The SUV – known as Ford Escape in the US – features the company’s new Lane Keeping System with Blind Spot Assist set-up – a global debut for this tech on a Ford.
It works by monitoring the driver’s blind spots for vehicles approaching from behind, and can intervene to apply counter-steering to discourage the driver from attempting a lane change manoeuvre if it detects a potential collision.
Ford says the tech will be invaluable in helping to prevent potentially dangerous scenarios for drivers, citing government statistics which showed that failing to look properly or to judge another road user’s speed or direction was a key element in more than half of the road accidents in the UK in 2018.
The new tech is an evolution of Ford’s Blind Spot Information System, which has been an option in its cars for over a decade, highlighting the presence of vehicles in their blind spot via a warning light in the door mirror.

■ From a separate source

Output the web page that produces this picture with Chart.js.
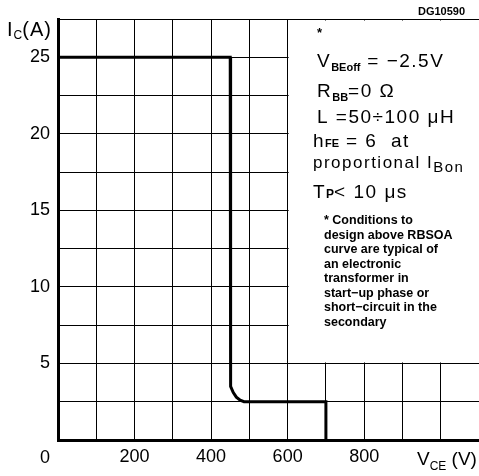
<!DOCTYPE html>
<html>
<head>
<meta charset="utf-8">
<script src="https://cdn.jsdelivr.net/npm/chart.js@4.4.1/dist/chart.umd.min.js"></script>
<style>
  html, body { margin: 0; padding: 0; background: #fff; }
  canvas { display: block; }
</style>
</head>
<body>
<canvas id="rbsoa" width="479" height="476"></canvas>
<script>
// RBSOA curve: VCE (V) vs IC (A)
const vce = [0, 450, 450, 452, 458, 466, 476, 486, 700, 700];
const ic = [25, 25, 4.0, 3.5, 3.1, 2.8, 2.6, 2.5, 2.5, 0];
const xLabels = [200, 400, 600, 800];
const yLabels = [5, 10, 15, 20, 25];
const notes = [
  '* Conditions to',
  'design above RBSOA',
  'curve are typical of',
  'an electronic',
  'transformer in',
  'start\u2212up phase or',
  'short\u2212circuit in the',
  'secondary'
];

const points = vce.map((v, i) => ({ x: v, y: ic[i] }));
const FONT = '"Liberation Sans", Arial, sans-serif';

// draw text made of pieces: [text, size, dy, bold]
function rich(ctx, x, y, parts, spacing) {
  let cx = x;
  parts.forEach(p => {
    ctx.font = (p[3] ? 'bold ' : '') + p[1] + 'px ' + FONT;
    // small subscripts keep normal spacing
    ctx.letterSpacing = (p[1] >= 15 ? (spacing || 0) : 0) + 'px';
    ctx.fillText(p[0], cx, y + (p[2] || 0));
    cx += ctx.measureText(p[0]).width;
  });
  ctx.letterSpacing = '0px';
}

const extras = {
  id: 'extras',
  beforeDatasetsDraw(chart) {
    const { ctx, chartArea: a, scales } = chart;
    // white box covering grid under the notes
    const x0 = scales.x.getPixelForValue(600) + 1;
    const y1 = scales.y.getPixelForValue(5) - 1;
    ctx.save();
    ctx.fillStyle = '#fff';
    ctx.fillRect(x0, a.top + 1.5, a.right - x0 + 2, y1 - a.top - 1.5);
    ctx.restore();
  },
  afterDraw(chart) {
    const { ctx } = chart;
    ctx.save();
    ctx.fillStyle = '#000';
    ctx.textBaseline = 'alphabetic';
    ctx.textAlign = 'left';
    // axis titles
    rich(ctx, 7, 36, [['I', 20], ['C', 12, 3], ['(A)', 20]], 1);
    rich(ctx, 417, 465, [['V', 19], ['CE', 12, 5], [' (V)', 19]]);
    ctx.font = '18px ' + FONT;
    ctx.fillText('0', 40, 463);
    ctx.font = 'bold 11px ' + FONT;
    ctx.fillText('DG10590', 418, 15);
    // conditions
    rich(ctx, 317, 37, [['*', 13, 0, true]]);
    rich(ctx, 317, 67, [['V', 19], ['BEoff', 11, 4, true], [' = \u22122.5V', 19]], 1.5);
    rich(ctx, 317, 97, [['R', 19], ['BB', 11, 4, true], ['=0 \u03a9', 19]], 1.5);
    rich(ctx, 317, 123, [['L =50\u00f7100 \u03bcH', 19]], 1.5);
    rich(ctx, 313, 147, [['h', 19], ['FE', 11, 0, true], [' = 6  at', 19]], 1.5);
    rich(ctx, 313, 168, [['proportional I', 17], ['Bon', 15, 4]], 1.5);
    rich(ctx, 313, 198, [['T', 19], ['P', 12, 0, true], ['< 10 \u03bcs', 19]], 1.5);
    ctx.font = 'bold 12.5px ' + FONT;
    notes.forEach((t, i) => ctx.fillText(t, 324, 224 + i * 14.5));
    ctx.restore();
  }
};

new Chart(document.getElementById('rbsoa'), {
  type: 'scatter',
  data: {
    datasets: [{
      data: points,
      showLine: true,
      borderColor: '#000',
      borderWidth: 3,
      pointRadius: 0,
      tension: 0
    }]
  },
  options: {
    responsive: false,
    animation: false,
    layout: { padding: { top: 19, right: 0, left: 0, bottom: 0 } },
    plugins: { legend: { display: false }, tooltip: { enabled: false } },
    scales: {
      x: {
        type: 'linear',
        min: 0,
        max: 1100,
        afterFit: s => { s.height = 36; s.paddingLeft = 0; s.paddingRight = 0; },
        ticks: {
          stepSize: 100,
          padding: 6,
          color: '#000',
          font: { family: FONT, size: 18 },
          callback: v => xLabels.includes(v) ? String(v) : ''
        },
        grid: { color: '#000', lineWidth: 1, drawTicks: false },
        border: { color: '#000', width: 3 }
      },
      y: {
        min: 0,
        max: 27.5,
        afterFit: s => { s.width = 58; s.paddingTop = 0; s.paddingBottom = 0; },
        ticks: {
          stepSize: 2.5,
          padding: 8,
          color: '#000',
          font: { family: FONT, size: 18 },
          callback: v => yLabels.includes(v) ? String(v) : ''
        },
        grid: { color: '#000', lineWidth: 1, drawTicks: false },
        border: { color: '#000', width: 3 }
      }
    }
  },
  plugins: [extras]
});
</script>
</body>
</html>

But in the new Kuga, it goes a sstep further. The car’s radar sensors scan parallel lanes for vehicles as far back as 28 metres, 20 times per second, at speeds ranging from 40mph to 124mph.
At the same time, the Kuga’s front-facing forward camera is monitoring the road lane markings in anticipation of a potential lane change.
If the tech senses the car behind and the Kuga are set to collide, force is gently put on to the steering wheel to alert the driver and avert the danger.
Chief programme engineer of the Kuga, Glen Goold, said: “Many drivers will at some point have been caught by surprise when another vehicle seemingly ‘appears out of nowhere’. Lane-Keeping System with Blind Spot Assist is like having an extra pair of eyes in the back of your head, helping prevent just a second’s lapse in judgement from escalating into something more serious.”
Another piece of intelligent safety tech making its debut on a Ford is Intersection Assist. It uses the SUV’s forward facing camera and radar to look out for potential collisions with oncoming vehicles in parallel lanes.
The system has the ability to automatically apply the brakes when travelling at speeds of up to 18mph to try and prevent a collision, or mitigate the effect of one, when a driver is turning across the path of an oncoming vehicle.
Both Lane-Keeping System with Blind Spot Assist and Intersection Assist can operate in daylight and darkness and will be rolled out across more Fords in the coming years.